Pakatan Harapan's broader policy framework appears tailored to address these concerns systematically. The "Johor For All" manifesto allocates RM500 million specifically toward young entrepreneur development, a commitment substantial enough to signal serious intent whilst remaining targeted rather than universally distributed. This targeted approach reflects recognition that young businesspeople require not handouts but structured support systems: access to capital, mentorship networks, and removal of regulatory obstacles. The fund's explicit framing around youth entrepreneurship distinguishes it from generic development spending and suggests a strategy to retain and nurture local talent rather than subsidising consumption.

The anticipated completion of the Maharani Energy Gateway (MEG) project introduces a potential game-changer in the district's economic equation. Infrastructure projects of this magnitude typically generate employment multiplier effects extending far beyond direct construction jobs, attracting supply chain investments, servicing industries, and ancillary businesses. For young voters evaluating whether their future lies in Muar or elsewhere, evidence of concrete investment in productive capacity carries outsized persuasive power. However, the project's completion timeline remains vague—"expected to be completed soon" provides neither certainty nor specific dates—which may limit its immediate impact on voter confidence.
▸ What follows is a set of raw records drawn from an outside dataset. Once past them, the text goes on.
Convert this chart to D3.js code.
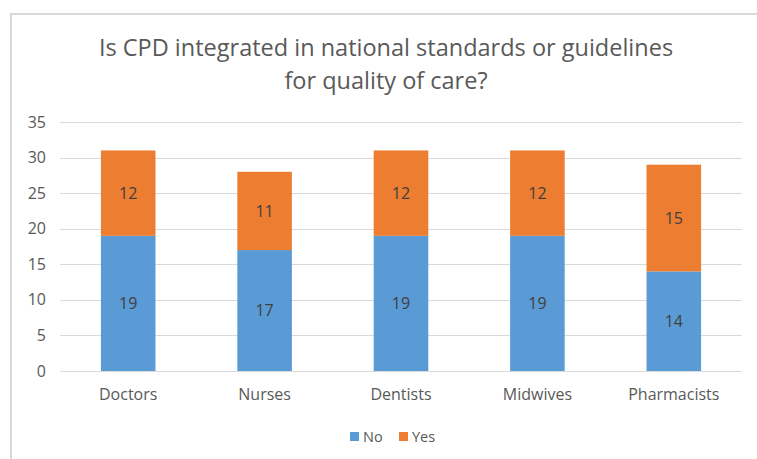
<!DOCTYPE html>
<html>
<head>
<meta charset="utf-8">
<script src="https://cdn.jsdelivr.net/npm/d3@7"></script>
<style>
  html, body { margin: 0; padding: 0; background: #fff; }
  svg { display: block; font-family: "Open Sans", "Liberation Sans", sans-serif; }
</style>
</head>
<body>
<svg id="chart" width="757" height="459"></svg>
<script>
const categories = ["Doctors", "Nurses", "Dentists", "Midwives", "Pharmacists"];
const noValues = [19, 17, 19, 19, 14];
const yesValues = [12, 11, 12, 12, 15];
const seriesNames = ["No", "Yes"];
const seriesColors = ["#5B9BD5", "#ED7D31"];
const yTicks = [0, 5, 10, 15, 20, 25, 30, 35];
const titleLines = ["Is CPD integrated in national standards or guidelines", "for quality of care?"];

const svg = d3.select("#chart");
const W = 757, H = 459;
const plot = { left: 60, right: 742, top: 122, bottom: 371 };

// chart frame (top and left edges)
svg.append("path")
  .attr("d", `M11,${H} L11,14 L${W},14`)
  .attr("fill", "none")
  .attr("stroke", "#d9d9d9")
  .attr("stroke-width", 2);

// title
const title = svg.append("g").attr("fill", "#595959").attr("text-anchor", "middle");
title.append("text").attr("x", 386).attr("y", 56).attr("font-size", 23.5).text(titleLines[0]);
title.append("text").attr("x", 386).attr("y", 89).attr("font-size", 23.5).text(titleLines[1]);

const x = d3.scaleBand().domain(categories).range([plot.left, plot.right]).paddingInner(0.6).paddingOuter(0.3);
const y = d3.scaleLinear().domain([0, 35]).range([plot.bottom, plot.top]);

// gridlines
svg.append("g").selectAll("line").data(yTicks).join("line")
  .attr("x1", plot.left).attr("x2", plot.right)
  .attr("y1", d => Math.round(y(d)) + 0.5).attr("y2", d => Math.round(y(d)) + 0.5)
  .attr("stroke", "#d9d9d9").attr("stroke-width", 1);

// y axis labels
const yAxis = svg.append("g").attr("transform", `translate(${plot.left - 14},0)`)
  .call(d3.axisLeft(y).tickValues(yTicks).tickSize(0).tickPadding(0));
yAxis.select(".domain").remove();
yAxis.selectAll("text").attr("fill", "#595959").attr("font-size", 16)
  .attr("font-family", "'Open Sans', sans-serif");

// x axis labels
const xAxis = svg.append("g").attr("transform", `translate(0,${plot.bottom})`)
  .call(d3.axisBottom(x).tickSize(0).tickPadding(18));
xAxis.select(".domain").remove();
xAxis.selectAll("text").attr("fill", "#595959").attr("font-size", 16)
  .attr("font-family", "'Open Sans', sans-serif");

// stacked bars
const rows = categories.map((c, i) => ({ cat: c, No: noValues[i], Yes: yesValues[i] }));
const stacked = d3.stack().keys(seriesNames)(rows);
const groups = svg.append("g").selectAll("g").data(stacked).join("g")
  .attr("fill", (d, i) => seriesColors[i]);
groups.selectAll("rect").data(d => d).join("rect")
  .attr("x", d => x(d.data.cat))
  .attr("width", x.bandwidth())
  .attr("y", d => y(d[1]))
  .attr("height", d => y(d[0]) - y(d[1]));

// value labels
groups.selectAll("text").data(d => d).join("text")
  .attr("x", d => x(d.data.cat) + x.bandwidth() / 2)
  .attr("y", d => (y(d[0]) + y(d[1])) / 2)
  .attr("dy", "0.35em")
  .attr("text-anchor", "middle")
  .attr("fill", "#404040")
  .attr("font-size", 16)
  .text(d => d[1] - d[0]);

// legend
const legend = svg.append("g").attr("transform", "translate(350,437)");
const items = [{ name: seriesNames[0], color: seriesColors[0], x: 0 }, { name: seriesNames[1], color: seriesColors[1], x: 49 }];
items.forEach(it => {
  legend.append("rect").attr("x", it.x).attr("y", -5).attr("width", 9).attr("height", 9).attr("fill", it.color);
  legend.append("text").attr("x", it.x + 13).attr("y", 0).attr("dy", "0.35em")
    .attr("fill", "#595959").attr("font-size", 14.5).text(it.name);
});
</script>
</body>
</html>
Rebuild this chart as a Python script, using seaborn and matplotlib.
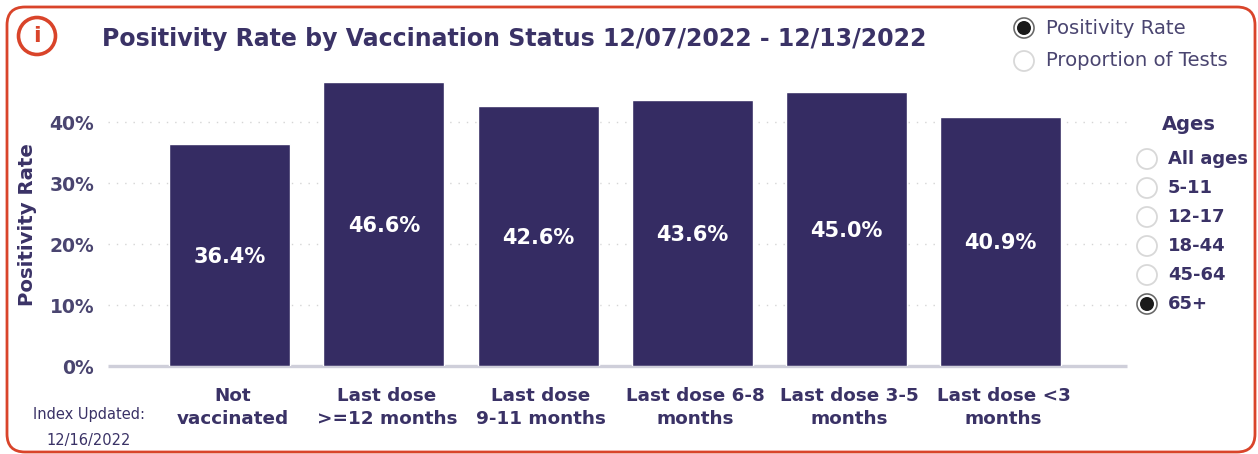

Taqi's advocacy for establishing quality Technical and Vocational Education and Training institutions within the Maharani constituency addresses a critical supply-side constraint. Malaysia's persistent skills gap in vocational fields has created genuine labour market opportunities, yet geographic mismatch forces young people to relocate for training. By proposing local TVET facilities calibrated to regional industry requirements, the candidate positions himself as someone who understands that talent retention requires removing friction from opportunity access. The specific mention of supporting second-generation fishermen signals attention to traditional maritime communities often overlooked in modernisation narratives, though this demographic represents an increasingly smaller share of the young electorate.

Secondary campaign issues—drainage infrastructure affecting oil palm agriculture and shallow-water navigation constraints at Parit Raja Laut—illustrate the granular approach Taqi has adopted. These are not headline-grabbing policy positions but rather the accumulated local grievances that generate disproportionate electoral sentiment. Farmers and fishing families struggling with tangible operational obstacles represent constituencies with concentrated grievances and high electoral motivation. By demonstrating familiarity with these specific challenges, Taqi establishes local knowledge and investment in community welfare beyond formulaic campaign messaging.
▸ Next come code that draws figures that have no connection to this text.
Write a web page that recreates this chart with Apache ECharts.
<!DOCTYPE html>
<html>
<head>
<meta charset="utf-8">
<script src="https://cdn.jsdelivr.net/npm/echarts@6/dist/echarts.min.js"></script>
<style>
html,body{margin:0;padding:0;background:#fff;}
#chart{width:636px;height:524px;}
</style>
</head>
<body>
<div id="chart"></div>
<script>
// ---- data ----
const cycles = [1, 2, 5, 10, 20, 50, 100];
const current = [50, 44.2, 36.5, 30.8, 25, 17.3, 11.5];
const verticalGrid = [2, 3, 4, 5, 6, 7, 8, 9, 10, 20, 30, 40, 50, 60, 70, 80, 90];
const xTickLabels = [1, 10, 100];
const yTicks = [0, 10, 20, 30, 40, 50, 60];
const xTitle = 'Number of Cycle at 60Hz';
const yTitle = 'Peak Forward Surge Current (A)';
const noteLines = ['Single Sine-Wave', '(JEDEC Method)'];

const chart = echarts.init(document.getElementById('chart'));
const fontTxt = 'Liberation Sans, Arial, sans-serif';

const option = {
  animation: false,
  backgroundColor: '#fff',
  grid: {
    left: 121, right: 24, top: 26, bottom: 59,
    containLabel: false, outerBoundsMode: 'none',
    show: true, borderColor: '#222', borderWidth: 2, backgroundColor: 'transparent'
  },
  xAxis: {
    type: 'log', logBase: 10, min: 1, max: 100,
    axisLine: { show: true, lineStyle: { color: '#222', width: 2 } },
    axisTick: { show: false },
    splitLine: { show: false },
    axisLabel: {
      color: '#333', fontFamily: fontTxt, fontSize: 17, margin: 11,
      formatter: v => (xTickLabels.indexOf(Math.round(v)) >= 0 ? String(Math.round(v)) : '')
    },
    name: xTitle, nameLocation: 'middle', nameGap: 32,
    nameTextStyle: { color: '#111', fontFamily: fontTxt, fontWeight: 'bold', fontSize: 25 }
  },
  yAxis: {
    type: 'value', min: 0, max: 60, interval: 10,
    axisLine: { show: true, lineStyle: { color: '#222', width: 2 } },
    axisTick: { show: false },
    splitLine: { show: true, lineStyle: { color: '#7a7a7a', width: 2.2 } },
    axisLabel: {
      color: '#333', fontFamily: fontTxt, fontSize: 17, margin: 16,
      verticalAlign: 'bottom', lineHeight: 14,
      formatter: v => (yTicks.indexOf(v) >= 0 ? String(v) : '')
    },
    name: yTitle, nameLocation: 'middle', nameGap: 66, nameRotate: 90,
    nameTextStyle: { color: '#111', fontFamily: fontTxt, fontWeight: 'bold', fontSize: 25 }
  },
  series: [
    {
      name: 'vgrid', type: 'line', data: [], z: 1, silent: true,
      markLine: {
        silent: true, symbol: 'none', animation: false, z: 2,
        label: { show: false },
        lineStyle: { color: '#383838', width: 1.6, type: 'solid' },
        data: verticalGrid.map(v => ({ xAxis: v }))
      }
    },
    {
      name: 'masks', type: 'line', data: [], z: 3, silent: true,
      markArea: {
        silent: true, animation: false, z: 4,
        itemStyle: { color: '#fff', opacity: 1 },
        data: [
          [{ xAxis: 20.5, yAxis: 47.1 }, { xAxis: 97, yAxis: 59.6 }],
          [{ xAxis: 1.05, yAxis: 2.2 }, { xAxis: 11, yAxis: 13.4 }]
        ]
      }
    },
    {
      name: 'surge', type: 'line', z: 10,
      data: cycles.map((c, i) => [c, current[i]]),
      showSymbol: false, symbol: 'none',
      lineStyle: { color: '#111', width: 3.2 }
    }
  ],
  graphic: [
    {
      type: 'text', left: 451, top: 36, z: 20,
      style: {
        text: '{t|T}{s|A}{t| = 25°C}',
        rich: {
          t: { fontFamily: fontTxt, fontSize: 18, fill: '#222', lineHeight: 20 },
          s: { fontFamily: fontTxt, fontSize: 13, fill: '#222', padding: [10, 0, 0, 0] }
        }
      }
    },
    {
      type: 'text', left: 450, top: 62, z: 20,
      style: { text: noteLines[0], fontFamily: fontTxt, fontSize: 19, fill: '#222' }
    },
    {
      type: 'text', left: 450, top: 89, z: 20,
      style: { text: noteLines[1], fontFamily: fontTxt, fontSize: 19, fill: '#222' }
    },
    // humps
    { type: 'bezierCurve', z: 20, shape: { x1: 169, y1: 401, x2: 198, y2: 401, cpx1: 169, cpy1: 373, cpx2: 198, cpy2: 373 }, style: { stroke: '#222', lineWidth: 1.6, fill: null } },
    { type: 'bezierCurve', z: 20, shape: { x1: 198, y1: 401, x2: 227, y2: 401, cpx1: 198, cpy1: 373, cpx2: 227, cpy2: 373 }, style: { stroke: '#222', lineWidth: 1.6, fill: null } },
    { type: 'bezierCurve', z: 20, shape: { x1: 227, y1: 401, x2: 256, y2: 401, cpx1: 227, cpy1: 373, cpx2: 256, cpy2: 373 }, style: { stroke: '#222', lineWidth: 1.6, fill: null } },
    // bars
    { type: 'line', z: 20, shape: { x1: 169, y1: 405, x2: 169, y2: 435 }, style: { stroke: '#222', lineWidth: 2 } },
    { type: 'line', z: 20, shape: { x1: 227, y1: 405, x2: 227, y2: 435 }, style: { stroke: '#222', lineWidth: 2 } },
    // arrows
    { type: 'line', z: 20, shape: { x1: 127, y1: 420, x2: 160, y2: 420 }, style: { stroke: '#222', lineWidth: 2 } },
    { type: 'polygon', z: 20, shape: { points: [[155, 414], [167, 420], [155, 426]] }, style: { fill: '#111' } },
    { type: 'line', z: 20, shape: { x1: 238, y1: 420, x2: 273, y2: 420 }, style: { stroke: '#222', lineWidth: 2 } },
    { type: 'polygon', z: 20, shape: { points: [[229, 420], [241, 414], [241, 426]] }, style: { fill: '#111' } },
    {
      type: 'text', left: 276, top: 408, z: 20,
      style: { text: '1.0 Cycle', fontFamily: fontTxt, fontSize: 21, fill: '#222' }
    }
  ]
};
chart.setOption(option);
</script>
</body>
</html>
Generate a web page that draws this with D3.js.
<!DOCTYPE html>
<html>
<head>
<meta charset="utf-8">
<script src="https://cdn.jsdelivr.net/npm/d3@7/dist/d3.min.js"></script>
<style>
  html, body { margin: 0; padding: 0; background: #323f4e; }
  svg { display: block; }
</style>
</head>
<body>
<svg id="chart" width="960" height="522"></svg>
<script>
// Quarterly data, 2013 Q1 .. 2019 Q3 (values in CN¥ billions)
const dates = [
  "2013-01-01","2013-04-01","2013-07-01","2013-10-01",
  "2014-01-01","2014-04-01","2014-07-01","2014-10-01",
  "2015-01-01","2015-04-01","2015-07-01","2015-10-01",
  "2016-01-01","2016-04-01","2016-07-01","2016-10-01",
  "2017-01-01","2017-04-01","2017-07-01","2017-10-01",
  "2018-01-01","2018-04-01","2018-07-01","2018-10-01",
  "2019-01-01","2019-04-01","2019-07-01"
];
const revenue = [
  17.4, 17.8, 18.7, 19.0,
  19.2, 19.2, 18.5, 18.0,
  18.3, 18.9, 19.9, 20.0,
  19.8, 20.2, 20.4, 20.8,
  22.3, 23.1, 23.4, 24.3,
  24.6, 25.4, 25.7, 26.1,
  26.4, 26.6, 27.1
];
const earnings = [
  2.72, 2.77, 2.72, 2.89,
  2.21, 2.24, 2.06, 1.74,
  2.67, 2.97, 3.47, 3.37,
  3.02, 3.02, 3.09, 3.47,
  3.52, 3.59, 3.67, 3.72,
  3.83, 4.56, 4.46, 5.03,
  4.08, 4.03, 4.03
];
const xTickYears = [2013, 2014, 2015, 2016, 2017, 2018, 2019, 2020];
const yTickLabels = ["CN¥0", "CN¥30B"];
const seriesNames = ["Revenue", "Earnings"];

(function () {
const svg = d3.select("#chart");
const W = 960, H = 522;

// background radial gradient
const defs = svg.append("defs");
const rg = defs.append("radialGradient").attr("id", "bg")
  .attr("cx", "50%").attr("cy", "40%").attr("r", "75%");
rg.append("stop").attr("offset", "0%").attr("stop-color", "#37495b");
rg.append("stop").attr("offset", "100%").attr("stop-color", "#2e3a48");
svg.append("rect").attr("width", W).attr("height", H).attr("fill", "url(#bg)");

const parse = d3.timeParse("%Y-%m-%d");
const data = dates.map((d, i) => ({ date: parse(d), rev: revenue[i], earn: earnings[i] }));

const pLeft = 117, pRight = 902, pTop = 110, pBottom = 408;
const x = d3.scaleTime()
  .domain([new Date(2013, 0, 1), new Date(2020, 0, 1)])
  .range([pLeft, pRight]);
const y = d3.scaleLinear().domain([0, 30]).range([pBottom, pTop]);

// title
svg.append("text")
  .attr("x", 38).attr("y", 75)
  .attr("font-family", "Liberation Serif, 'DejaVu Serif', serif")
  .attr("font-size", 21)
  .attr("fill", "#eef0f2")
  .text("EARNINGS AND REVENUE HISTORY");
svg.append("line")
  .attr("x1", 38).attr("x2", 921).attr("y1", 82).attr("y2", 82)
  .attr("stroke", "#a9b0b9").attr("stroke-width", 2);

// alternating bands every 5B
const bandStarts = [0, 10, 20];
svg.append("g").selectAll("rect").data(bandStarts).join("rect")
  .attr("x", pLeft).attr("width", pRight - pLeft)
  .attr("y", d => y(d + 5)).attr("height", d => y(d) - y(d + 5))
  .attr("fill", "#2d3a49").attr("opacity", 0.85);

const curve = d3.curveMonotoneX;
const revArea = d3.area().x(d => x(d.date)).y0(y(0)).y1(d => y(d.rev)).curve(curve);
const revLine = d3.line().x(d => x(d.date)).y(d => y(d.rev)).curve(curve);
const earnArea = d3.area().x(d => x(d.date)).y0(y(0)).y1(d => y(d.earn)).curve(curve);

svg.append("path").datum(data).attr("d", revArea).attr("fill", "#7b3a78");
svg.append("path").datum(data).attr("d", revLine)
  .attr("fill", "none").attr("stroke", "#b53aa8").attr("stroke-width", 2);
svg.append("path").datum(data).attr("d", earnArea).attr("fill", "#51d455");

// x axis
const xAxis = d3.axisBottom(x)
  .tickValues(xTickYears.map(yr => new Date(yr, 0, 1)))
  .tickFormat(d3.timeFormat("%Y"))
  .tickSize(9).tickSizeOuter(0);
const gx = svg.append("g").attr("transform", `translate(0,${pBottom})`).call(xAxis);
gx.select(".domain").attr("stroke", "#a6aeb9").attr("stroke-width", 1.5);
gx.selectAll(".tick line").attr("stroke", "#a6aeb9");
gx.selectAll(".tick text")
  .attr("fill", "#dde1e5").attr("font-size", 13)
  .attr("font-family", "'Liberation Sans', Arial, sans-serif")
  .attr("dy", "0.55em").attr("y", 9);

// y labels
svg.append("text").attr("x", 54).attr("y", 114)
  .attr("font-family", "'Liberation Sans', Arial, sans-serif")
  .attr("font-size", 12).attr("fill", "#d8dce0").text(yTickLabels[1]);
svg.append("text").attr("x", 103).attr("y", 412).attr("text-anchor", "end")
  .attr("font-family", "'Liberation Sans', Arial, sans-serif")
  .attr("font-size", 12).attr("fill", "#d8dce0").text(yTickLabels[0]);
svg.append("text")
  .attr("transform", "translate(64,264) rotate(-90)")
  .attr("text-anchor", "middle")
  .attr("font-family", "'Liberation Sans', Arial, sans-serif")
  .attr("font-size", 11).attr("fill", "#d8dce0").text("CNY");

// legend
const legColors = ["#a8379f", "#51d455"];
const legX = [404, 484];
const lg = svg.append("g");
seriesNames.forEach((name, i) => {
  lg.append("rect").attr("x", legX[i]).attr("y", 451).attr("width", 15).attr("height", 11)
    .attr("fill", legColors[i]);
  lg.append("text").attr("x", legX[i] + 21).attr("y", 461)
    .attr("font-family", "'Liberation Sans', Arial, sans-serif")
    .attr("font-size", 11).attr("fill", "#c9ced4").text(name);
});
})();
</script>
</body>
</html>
The Maharani contest unfolds as a genuinely competitive four-way race. Mohamad Anuar Hayan representing Perikatan Nasional, Datuk Ashari Md Sarip from Barisan Nasional, and Muhammad Amir Fiqri of Muda all command organisational resources and voter bases. The fragmentation of opposition votes among three non-PH candidates provides neither clear advantage nor disadvantage without understanding local coalition dynamics and vote-splitting patterns. Taqi's explicit focus on youth mobilisation implicitly acknowledges that winning Maharani likely hinges on activating dormant or marginally engaged younger voters who constitute a significant but historically lower-turnout segment.

The campaign's emphasis on engagement over pronouncements reflects a maturation in electoral strategy. Young voters, particularly in peripheral constituencies like Muar, often view themselves as peripheral to political consideration. Taqi's deliberate cultivation of listening sessions and responsiveness to organically identified problems—rather than imposing a pre-packaged agenda—represents an attempt to reverse that alienation. Whether these final four days of intensive youth outreach translate into electoral support remains uncertain, but the strategy acknowledges a fundamental political truth: sustainable election victories increasingly depend on convincing young voters that their concerns merit genuine priority.